- **WHAT TO PRODUCE**: Take the lines of the data below from the very first through the line containing "const setTicks = (list)" and output them exactly, pictures excluded.

* start *

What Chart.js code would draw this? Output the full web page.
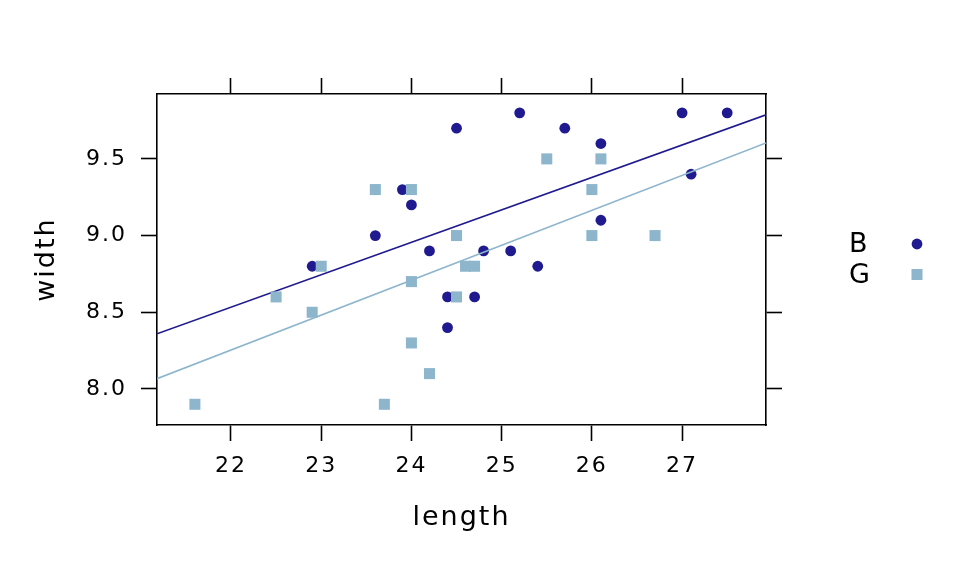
<!DOCTYPE html>
<html lang="en">
<head>
    <meta charset="UTF-8">
    <title>Kids feet: width vs length</title>
    <script src="https://cdn.jsdelivr.net/npm/chart.js"></script>
    <style>
        body { margin: 0; background: #fff; }
    </style>
</head>
<body>
    <canvas id="chart" width="960" height="576"></canvas>

    <script>
        // values
        const boysLength  = [24.4, 25.4, 24.5, 25.2, 25.1, 25.7, 26.1, 23.6, 24.7, 27.0, 27.1, 26.1, 24.4, 24.2, 23.9, 24.0, 24.8, 27.5, 22.9];
        const boysWidth   = [ 8.4,  8.8,  9.7,  9.8,  8.9,  9.7,  9.6,  9.0,  8.6,  9.8,  9.4,  9.1,  8.6,  8.9,  9.3,  9.2,  8.9,  9.8,  8.8];
        const girlsLength = [23.0, 21.6, 26.7, 24.0, 24.5, 24.0, 24.2, 23.7, 23.6, 24.7, 24.6, 24.0, 25.5, 26.0, 26.1, 26.0, 22.5, 22.9, 24.5];
        const girlsWidth  = [ 8.8,  7.9,  9.0,  8.3,  8.6,  8.7,  8.1,  7.9,  9.3,  8.8,  8.8,  9.3,  9.5,  9.3,  9.5,  9.0,  8.6,  8.5,  9.0];

        // fitted lines, read at the two panel edges
        const fitLength = [21.18, 27.93];
        const fitBoys   = [8.36, 9.787];
        const fitGirls  = [8.067, 9.604];

        const xTicks = [22, 23, 24, 25, 26, 27];
        const yTicks = [8.0, 8.5, 9.0, 9.5];
        const xRange = [21.18, 27.93];
        const yRange = [7.765, 9.923];

        const navy = '#1f1a8f';
        const light = '#8db6cd';
        const font = 'DejaVu Sans';

        const toPoints = (xs, ys) => xs.map((x, i) => ({ x: x, y: ys[i] }));

        const setTicks = (list) => (scale) => { scale.ticks = list.map(v => ({ value: v })); };

        const axisBase = {
            type: 'linear',
            grid: { drawOnChartArea: false, tickLength: 16, tickWidth: 1.6, tickColor: '#000' },
            border: { display: true, color: '#000', width: 1.6 }
        };

        // the reference text is a little spread out
        const spacingPlugin = {
            id: 'spacing',
            beforeInit(chart) { chart.ctx.letterSpacing = '2px'; },
            beforeDraw(chart) { chart.ctx.letterSpacing = '2px'; }
        };

        // small legend to the right of the panel, label first then symbol
        const keyPlugin = {
            id: 'key',
            afterDraw(chart) {
                const ctx = chart.ctx;
                const area = chart.chartArea;
                const midY = (area.top + area.bottom) / 2;
                const items = [
                    { text: 'B', style: 'circle', radius: 5.4, color: navy, dy: -15.5 },
                    { text: 'G', style: 'rect', radius: 7.8, color: light, dy: 15 }
                ];
                ctx.save();
                ctx.font = '27px "' + font + '"';
                ctx.textBaseline = 'middle';
                items.forEach(it => {
                    ctx.fillStyle = '#000';
                    ctx.fillText(it.text, area.right + 83, midY + it.dy + 1);
                    ctx.fillStyle = it.color;
                    Chart.helpers.drawPoint(ctx, { pointStyle: it.style, radius: it.radius, rotation: 0, borderWidth: 0 },
                        area.right + 151, midY + it.dy);
                });
                ctx.restore();
            }
        };

        const ctx = document.getElementById('chart').getContext('2d');

        new Chart(ctx, {
            type: 'scatter',
            data: {
                datasets: [
                    {
                        label: 'B',
                        data: toPoints(boysLength, boysWidth),
                        pointStyle: 'circle',
                        pointRadius: 5.4,
                        pointBorderWidth: 0,
                        backgroundColor: navy,
                        borderColor: navy,
                        order: 4
                    },
                    {
                        type: 'line',
                        label: 'B fit',
                        data: toPoints(fitLength, fitBoys),
                        borderColor: navy,
                        borderWidth: 1.6,
                        pointRadius: 0,
                        fill: false,
                        order: 3
                    },
                    {
                        label: 'G',
                        data: toPoints(girlsLength, girlsWidth),
                        pointStyle: 'rect',
                        pointRadius: 7.8,
                        pointBorderWidth: 0,
                        backgroundColor: light,
                        borderColor: light,
                        order: 2
                    },
                    {
                        type: 'line',
                        label: 'G fit',
                        data: toPoints(fitLength, fitGirls),
                        borderColor: light,
                        borderWidth: 1.6,
                        pointRadius: 0,
                        fill: false,
                        order: 1
                    }
                ]
            },
            options: {
                responsive: false,
                animation: false,
                devicePixelRatio: 1,
                layout: { padding: { left: 0, top: 0, right: 0, bottom: 30 } },
                plugins: {
                    legend: { display: false },
                    tooltip: { enabled: false }
                },
                scales: {
                    x: {
                        ...axisBase,
                        position: 'bottom',
                        min: xRange[0],
                        max: xRange[1],
                        afterBuildTicks: setTicks(xTicks),
                        afterFit: (s) => { s.height = 576 - 425 - 30; },
                        ticks: { color: '#000', padding: 12, font: { family: font, size: 22 }, callback: (v) => String(v) },
                        title: { display: true, text: 'length', color: '#000', font: { family: font, size: 27 }, padding: { top: 0, bottom: 12 } }
                    },
                    x2: {
                        ...axisBase,
                        position: 'top',
                        min: xRange[0],
                        max: xRange[1],
                        afterBuildTicks: setTicks(xTicks),
                        afterFit: (s) => { s.height = 94; },
                        ticks: { display: false }
                    },
                    y: {
                        ...axisBase,
                        position: 'left',
                        min: yRange[0],
                        max: yRange[1],
                        afterBuildTicks: setTicks(yTicks),
                        afterFit: (s) => { s.width = 157; },
                        ticks: { color: '#000', padding: 14, font: { family: font, size: 22 }, callback: (v) => v.toFixed(1) },
                        title: { display: true, text: 'width', color: '#000', font: { family: font, size: 27 }, padding: { top: 31, bottom: 0 } }
                    },
                    y2: {
                        ...axisBase,
                        position: 'right',
                        min: yRange[0],
                        max: yRange[1],
                        afterBuildTicks: setTicks(yTicks),
                        afterFit: (s) => { s.width = 960 - 766; },
                        ticks: { display: false }
                    }
                }
            },
            plugins: [spacingPlugin, keyPlugin]
        });
    </script>
</body>
</html>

* end *

- **RESULT OF THE EXERCISE**:
What Chart.js code would draw this? Output the full web page.
<!DOCTYPE html>
<html lang="en">
<head>
    <meta charset="UTF-8">
    <title>Kids feet: width vs length</title>
    <script src="https://cdn.jsdelivr.net/npm/chart.js"></script>
    <style>
        body { margin: 0; background: #fff; }
    </style>
</head>
<body>
    <canvas id="chart" width="960" height="576"></canvas>

    <script>
        // values
        const boysLength  = [24.4, 25.4, 24.5, 25.2, 25.1, 25.7, 26.1, 23.6, 24.7, 27.0, 27.1, 26.1, 24.4, 24.2, 23.9, 24.0, 24.8, 27.5, 22.9];
        const boysWidth   = [ 8.4,  8.8,  9.7,  9.8,  8.9,  9.7,  9.6,  9.0,  8.6,  9.8,  9.4,  9.1,  8.6,  8.9,  9.3,  9.2,  8.9,  9.8,  8.8];
        const girlsLength = [23.0, 21.6, 26.7, 24.0, 24.5, 24.0, 24.2, 23.7, 23.6, 24.7, 24.6, 24.0, 25.5, 26.0, 26.1, 26.0, 22.5, 22.9, 24.5];
        const girlsWidth  = [ 8.8,  7.9,  9.0,  8.3,  8.6,  8.7,  8.1,  7.9,  9.3,  8.8,  8.8,  9.3,  9.5,  9.3,  9.5,  9.0,  8.6,  8.5,  9.0];

        // fitted lines, read at the two panel edges
        const fitLength = [21.18, 27.93];
        const fitBoys   = [8.36, 9.787];
        const fitGirls  = [8.067, 9.604];

        const xTicks = [22, 23, 24, 25, 26, 27];
        const yTicks = [8.0, 8.5, 9.0, 9.5];
        const xRange = [21.18, 27.93];
        const yRange = [7.765, 9.923];

        const navy = '#1f1a8f';
        const light = '#8db6cd';
        const font = 'DejaVu Sans';

        const toPoints = (xs, ys) => xs.map((x, i) => ({ x: x, y: ys[i] }));

        const setTicks = (list) => (scale) => { scale.ticks = list.map(v => ({ value: v })); };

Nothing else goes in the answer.